(TO BE DONE) Read the lines that follow and pick out every one containing the word "chart".

-- start of DATA EXCERPTS --

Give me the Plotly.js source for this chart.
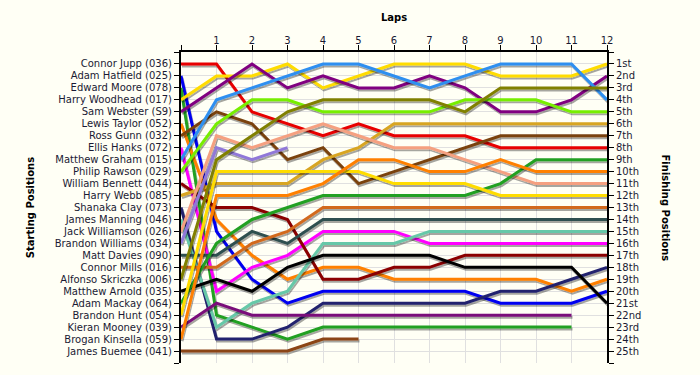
<!DOCTYPE html>
<html>
<head>
<meta charset="utf-8">
<script src="https://cdn.plot.ly/plotly-3.0.1.min.js"></script>
<style>
  html, body { margin: 0; padding: 0; background: #fffff5; }
  #chart { width: 700px; height: 375px; }
  .scatterlayer .js-line { filter: url(#lineShadow); }
</style>
</head>
<body>
<svg width="0" height="0" style="position:absolute">
  <defs>
    <filter id="lineShadow" filterUnits="userSpaceOnUse" x="-2000" y="-2000" width="6000" height="6000">
      <feDropShadow dx="1" dy="2" stdDeviation="0.5" flood-color="#000" flood-opacity="0.35"/>
    </filter>
  </defs>
</svg>
<div id="chart"></div>
<script>
// ---- data ----
const laps = [0, 1, 2, 3, 4, 5, 6, 7, 8, 9, 10, 11, 12];
const lapLabels = ["", "1", "2", "3", "4", "5", "6", "7", "8", "9", "10", "11", "12"];

const drivers = [
  "Connor Jupp (036)", "Adam Hatfield (025)", "Edward Moore (078)", "Harry Woodhead (017)",
  "Sam Webster (S9)", "Lewis Taylor (052)", "Ross Gunn (032)", "Ellis Hanks (072)",
  "Matthew Graham (015)", "Philip Rawson (029)", "William Bennett (044)", "Harry Webb (085)",
  "Shanaka Clay (073)", "James Manning (046)", "Jack Williamson (026)", "Brandon Williams (034)",
  "Matt Davies (090)", "Connor Mills (016)", "Alfonso Skriczka (006)", "Matthew Arnold (035)",
  "Adam Mackay (064)", "Brandon Hunt (054)", "Kieran Mooney (039)", "Brogan Kinsella (059)",
  "James Buemee (041)"
];

const finishLabels = [
  "1st", "2nd", "3rd", "4th", "5th", "6th", "7th", "8th", "9th", "10th", "11th", "12th", "13th",
  "14th", "15th", "16th", "17th", "18th", "19th", "20th", "21st", "22nd", "23rd", "24th", "25th"
];

// positions per lap (lap 0 = start), one list per driver in starting order
const posJupp       = [1, 1, 5, 6, 7, 6, 7, 7, 7, 8, 8, 8, 8];
const posHatfield   = [2, 15, 19, 21, 20, 20, 20, 20, 20, 21, 21, 21, 20];
const posMoore      = [3, 22, 23, 24, 23, 23, 23, 23, 23, 23, 23, 23];
const posWoodhead   = [4, 2, 2, 1, 3, 2, 1, 1, 1, 2, 2, 2, 1];
const posWebster    = [5, 3, 1, 3, 2, 3, 3, 2, 3, 5, 5, 4, 2];
const posTaylor     = [6, 14, 17, 19, 18, 18, 19, 19, 19, 19, 19, 20, 19];
const posGunn       = [7, 5, 6, 9, 8, 11, 10, 9, 8, 7, 7, 7, 7];
const posHanks      = [8, 20, 18, 17, 15, 15, 15, 16, 16, 16, 16, 16, 16];
const posGraham     = [9, 4, 3, 2, 1, 1, 2, 3, 2, 1, 1, 1, 4];
const posRawson     = [10, 6, 4, 4, 5, 5, 5, 5, 4, 4, 4, 5, 5];
const posBennett    = [11, 13, 13, 14, 19, 19, 18, 18, 17, 17, 17, 17, 17];
const posWebb       = [12, 11, 11, 11, 9, 8, 6, 6, 6, 6, 6, 6, 6];
const posClay       = [13, 24, 24, 23, 21, 21, 21, 21, 21, 20, 20, 19, 18];
const posManning    = [14, 23, 21, 20, 16, 16, 16, 15, 15, 15, 15, 15, 15];
const posWilliamson = [15, 7, 8, 7, 6, 7, 8, 8, 9, 10, 11, 11, 11];
const posBWilliams  = [16, 8, 9, 8];
const posDavies     = [17, 17, 15, 16, 14, 14, 14, 14, 14, 14, 14, 14, 14];
const posMills      = [18, 18, 16, 15, 13, 13, 13, 13, 13, 13, 13, 13, 13];
const posSkriczka   = [19, 9, 7, 5, 4, 4, 4, 4, 5, 3, 3, 3, 3];
const posArnold     = [20, 19, 20, 18, 17, 17, 17, 17, 18, 18, 18, 18, 21];
const posMackay     = [21, 16, 14, 13, 12, 12, 12, 12, 12, 11, 9, 9, 9];
const posHunt       = [22, 10, 10, 10, 10, 10, 11, 11, 11, 12, 12, 12, 12];
const posMooney     = [23, 21, 22, 22, 22, 22, 22, 22, 22, 22, 22, 22];
const posKinsella   = [24, 12, 12, 12, 11, 9, 9, 10, 10, 9, 10, 10, 10];
const posBuemee     = [25, 25, 25, 25, 24, 24];

const positions = [
  posJupp, posHatfield, posMoore, posWoodhead, posWebster, posTaylor, posGunn, posHanks,
  posGraham, posRawson, posBennett, posWebb, posClay, posManning, posWilliamson, posBWilliams,
  posDavies, posMills, posSkriczka, posArnold, posMackay, posHunt, posMooney, posKinsella, posBuemee
];

// ---- styles ----
const colors = [
  "#e80000", "#0000f0", "#20a020", "#ffdc00", "#800080", "#ff8000", "#7a4210", "#ff00ff",
  "#2f8ff0", "#77ee00", "#8b0000", "#d8a520", "#24246e", "#66c8a8", "#f5a080", "#9078d8",
  "#2f4f4f", "#d2691e", "#808000", "#000000", "#20a020", "#ffdc00", "#7a107a", "#ff8000",
  "#8b4513"
];

const posTicks = [];
const leftText = [];
const rightText = [];
for (let p = 0; p <= 26; p++) {
  posTicks.push(p);
  leftText.push(p >= 1 && p <= 25 ? drivers[p - 1] : "");
  rightText.push(p >= 1 && p <= 25 ? finishLabels[p - 1] : "");
}

const traces = drivers.map((name, i) => ({
  type: "scatter",
  mode: "lines",
  name: name,
  x: laps.slice(0, positions[i].length),
  y: positions[i],
  line: { color: colors[i], width: 3 },
  hoverinfo: "name+y",
  showlegend: false
}));
// anchor trace for the right-hand (finishing) axis
traces.push({
  type: "scatter", mode: "none", x: [laps[laps.length - 1]], y: [posWoodhead[posWoodhead.length - 1]],
  yaxis: "y2", hoverinfo: "skip", showlegend: false
});

const tickFont = { family: "DejaVu Sans, Verdana, sans-serif", size: 10, color: "#1a1a33" };
const titleFont = { family: "DejaVu Sans, Verdana, sans-serif", size: 10, color: "#000", weight: "bold" };

const layout = {
  width: 700, height: 375,
  paper_bgcolor: "#fffff5",
  plot_bgcolor: "#fffff5",
  margin: { l: 181, r: 93, t: 52, b: 12, pad: 0 },
  showlegend: false,
  xaxis: {
    side: "top",
    range: [0, 12],
    tickmode: "array", tickvals: laps, ticktext: lapLabels,
    ticks: "outside", ticklen: 5, tickwidth: 1, tickcolor: "#000",
    ticklabelstandoff: -3,
    showline: true, linecolor: "#000", linewidth: 2,
    showgrid: true, gridcolor: "#e0e0e0", gridwidth: 1,
    zeroline: false,
    tickfont: tickFont,
    title: { text: "Laps", font: titleFont, standoff: 12 },
    fixedrange: true
  },
  yaxis: {
    range: [26, 0],
    tickmode: "array", tickvals: posTicks, ticktext: leftText,
    ticks: "outside", ticklen: 5, tickwidth: 1, tickcolor: "#000",
    showline: true, linecolor: "#000", linewidth: 2,
    showgrid: true, gridcolor: "#e0e0e0", gridwidth: 1,
    zeroline: false,
    tickfont: tickFont,
    title: { text: "Starting Positions", font: titleFont, standoff: 18 },
    fixedrange: true
  },
  yaxis2: {
    overlaying: "y", side: "right", anchor: "x",
    range: [26, 0],
    tickmode: "array", tickvals: posTicks, ticktext: rightText,
    ticks: "outside", ticklen: 5, tickwidth: 1, tickcolor: "#000",
    showline: true, linecolor: "#000", linewidth: 2,
    showgrid: false, zeroline: false,
    tickfont: tickFont,
    fixedrange: true
  },
  annotations: [{
    text: "Finishing Positions",
    xref: "paper", yref: "paper",
    x: (665 - 181) / 426, y: 0.5,
    xanchor: "center", yanchor: "middle",
    textangle: 90, showarrow: false,
    font: titleFont
  }]
};

Plotly.newPlot("chart", traces, layout, { displayModeBar: false, responsive: false });
</script>
</body>
</html>
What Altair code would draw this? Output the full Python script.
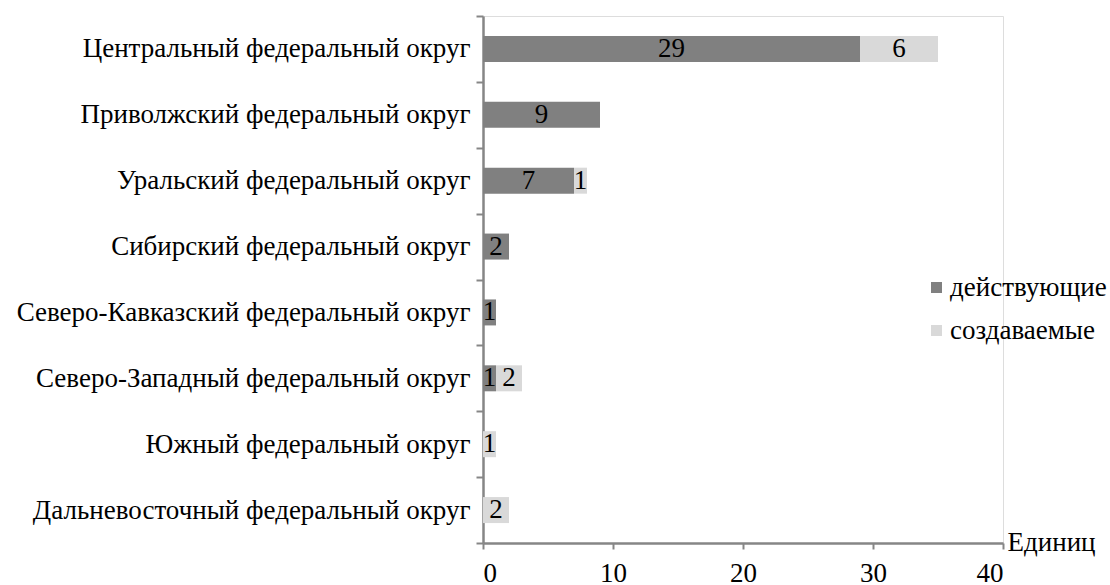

-- end of DATA EXCERPTS --

(RESPONSE TO THIS TASK)
Give me the Plotly.js source for this chart.
  #chart { width: 700px; height: 375px; }
<div id="chart"></div>
Plotly.newPlot("chart", traces, layout, { displayModeBar: false, responsive: false });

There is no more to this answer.